Getting started on sheathing

Started the day by sliding the south wall off of the north wall and then sheathed the north wall with 1/2 inch plywood.

I like to sheath walls lying down when possible, because it’s easier and locks in the square of the wall. We have a large tree to help us raise the wall so the extra weight isn’t an issue. The only potentially serious error is not checking square on the wall or straight on the bottom plate which is exactly what I forgot to do. I was careful to check square on the wall but spaced the bottom plate and by the time I realized my mistake we’d sheeted half the wall. A quick check revealed that I’d locked in a 1/8 dip in bottom and top plate, which isn’t a huge deal but it is opposite the natural flex of the trailer so I’m not exactly thrilled either. Nothing to do at that point but live with it. 1/8 inch over 20 feet is acceptable.

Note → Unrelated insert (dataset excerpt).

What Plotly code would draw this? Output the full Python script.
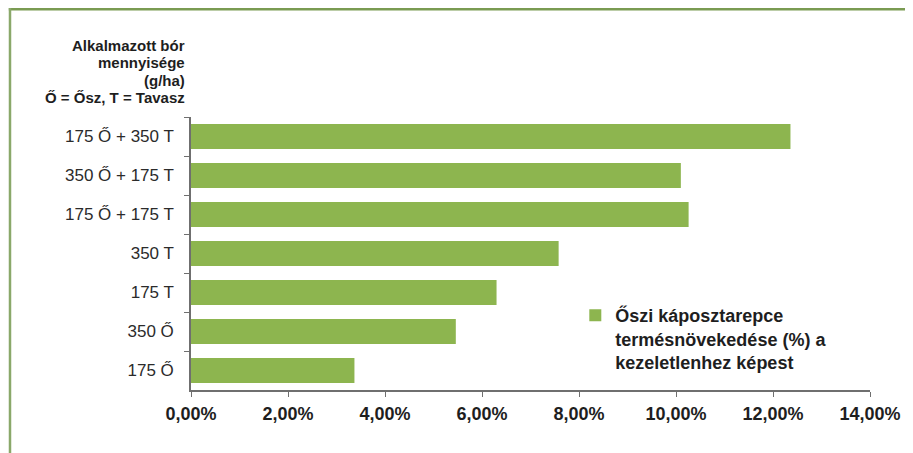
import plotly.graph_objects as go

# categories top to bottom, values as fractions
categories = ["175 Ő + 350 T", "350 Ő + 175 T", "175 Ő + 175 T",
              "350 T", "175 T", "350 Ő", "175 Ő"]
values = [0.1236, 0.1010, 0.1026, 0.0758, 0.0630, 0.0546, 0.0337]
x_ticks = [0, 0.02, 0.04, 0.06, 0.08, 0.10, 0.12, 0.14]

series_name = "<b>Őszi káposztarepce<br>termésnövekedése (%) a<br>kezeletlenhez képest</b>"
axis_note = ["Alkalmazott bór", "mennyisége", "(g/ha)", "Ő = Ősz, T = Tavasz"]

# page body has an 8px margin, so work in figure pixels = screen - 8
OFF = 8
W, H = 913 - OFF, 453 - OFF
ml, mr, mt, mb = 191 - OFF, 40, 117 - OFF, 63
pw, ph = W - ml - mr, H - mt - mb


def px_x(p):
    # p given in screen pixels
    return (p - OFF - ml) / pw


def px_y(p):
    return (H - mb - (p - OFF)) / ph


fig = go.Figure(
    go.Bar(
        x=values,
        y=categories,
        orientation="h",
        name=series_name,
        marker=dict(color="#8db54f", line=dict(width=0)),
        showlegend=True,
    )
)

fig.update_yaxes(
    type="category",
    autorange="reversed",
    tickson="boundaries",
    ticks="outside",
    ticklen=5,
    tickcolor="#6f6f6f",
    showline=True,
    linecolor="#6f6f6f",
    linewidth=1.5,
    showgrid=False,
    ticklabelstandoff=12,
    tickfont=dict(family="Liberation Sans, Arial", size=17, color="#2b2b2b"),
)
fig.update_xaxes(
    range=[0, 0.14],
    tickvals=x_ticks,
    tickformat=".2%",
    ticks="outside",
    ticklen=5,
    tickcolor="#6f6f6f",
    showline=True,
    linecolor="#6f6f6f",
    linewidth=1.5,
    showgrid=False,
    zeroline=False,
    ticklabelstandoff=2,
    tickfont=dict(family="Liberation Sans, Arial", size=18,
                  color="#1e1e1e", weight="bold"),
)

# frame lines (top and left) in green
fig.add_shape(type="line", xref="paper", yref="paper",
              x0=px_x(8), x1=px_x(W + 20), y0=px_y(9.2), y1=px_y(9.2),
              line=dict(color="#7a9b52", width=2.5))
fig.add_shape(type="line", xref="paper", yref="paper",
              x0=px_x(9.2), x1=px_x(9.2), y0=px_y(8), y1=px_y(H + 20),
              line=dict(color="#8aa86a", width=2.5))

# axis note, one line per annotation to keep the tight line spacing
for i, line in enumerate(axis_note):
    fig.add_annotation(
        text=f"<b>{line}</b>", xref="paper", yref="paper",
        x=px_x(187), y=px_y(45 + i * 17.5), xanchor="right", yanchor="middle",
        showarrow=False,
        font=dict(family="Liberation Sans, Arial", size=15, color="#1e1e1e"),
    )

fig.update_layout(
    width=W,
    height=H,
    margin=dict(l=ml, r=mr, t=mt, b=mb),
    paper_bgcolor="white",
    plot_bgcolor="white",
    separators=", ",
    bargap=0.36,
    legend=dict(
        x=px_x(577), y=px_y(297), xanchor="left", yanchor="top",
        itemwidth=30, valign="top", bgcolor="rgba(0,0,0,0)",
        font=dict(family="Liberation Sans, Arial", size=18, color="#1e1e1e"),
    ),
)

fig.write_html("out.html")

We deliberately kept the windows and doors away from the corners so we could nail on a full sheet or near full sheet of plywood. This standard feature of building construction is called a shear panel and helps the walls to resist racking loads.

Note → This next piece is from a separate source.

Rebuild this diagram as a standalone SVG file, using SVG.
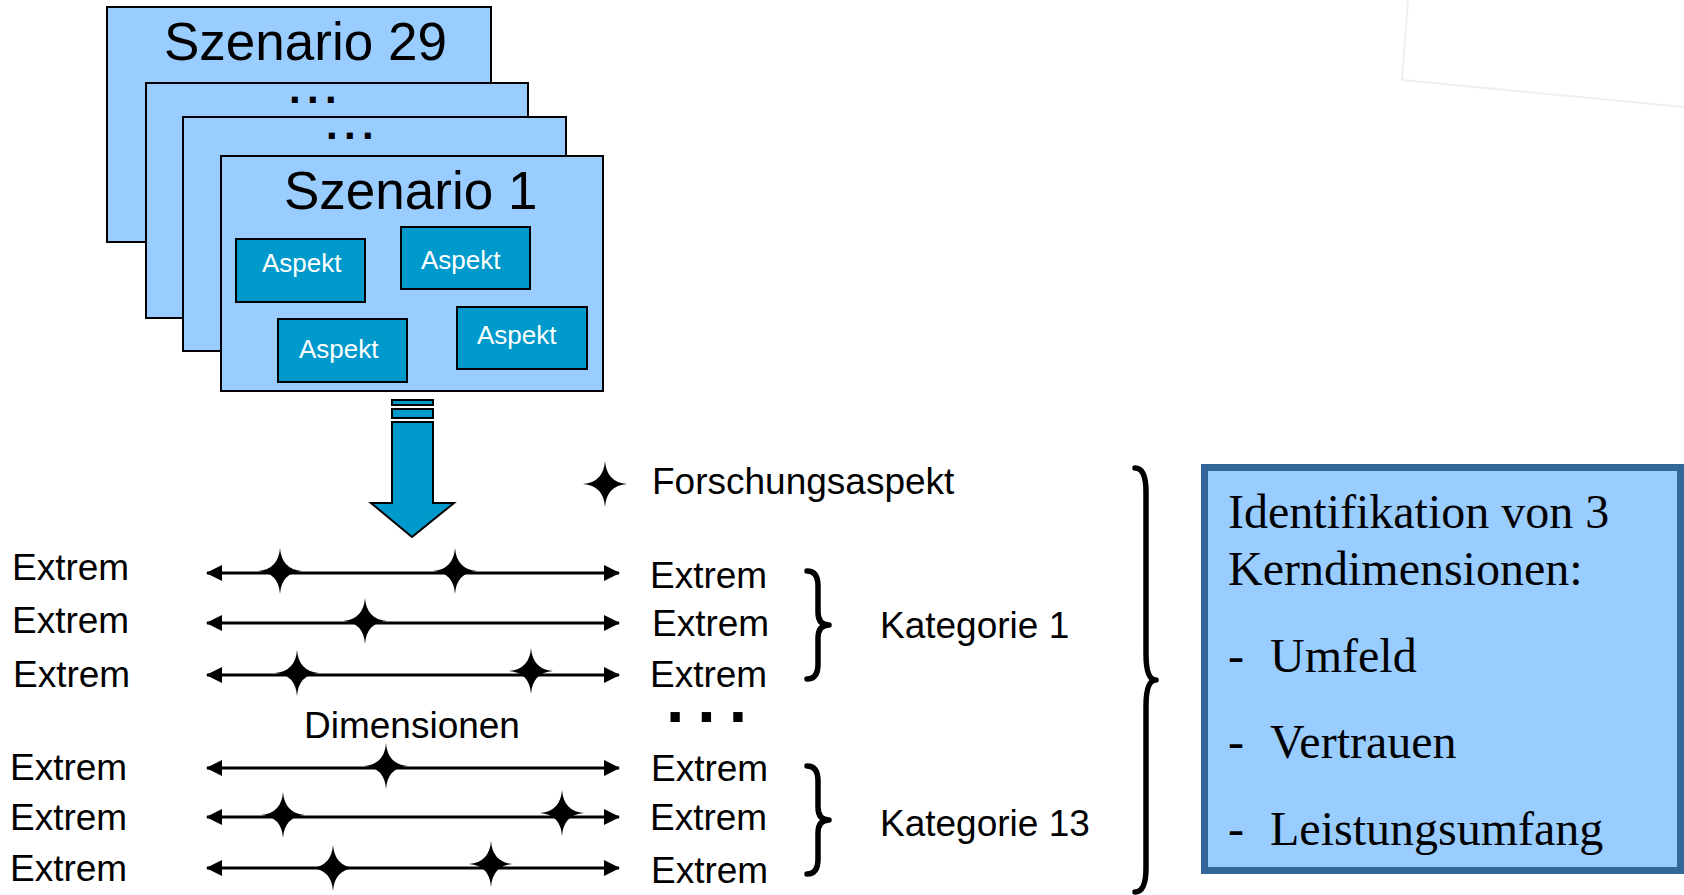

Some tiny houses use 3/8 inch plywood to save weight, and we would have done the same but unfortunately the only 3/8 inch CDX available here is 3 ply which doesn’t feel strong enough to me, so we bumped up to half inch. We glued the panels on with construction adhesive for added stiffness. Nailing here is pretty standard, 2 1/2 inch ring 8d ringshanks, spaced 6 inches on the edges, 12 in the middle.

We are using 10’ sheets on the tall end of the trailer for the strongest possible continuous corners with the least amount of blocking (shear panels should be nailed on all edges). The cost of oversized sheets is nearly double but the nice thing about a tiny house is that there just aren’t that many sheets so it’s not a big deal.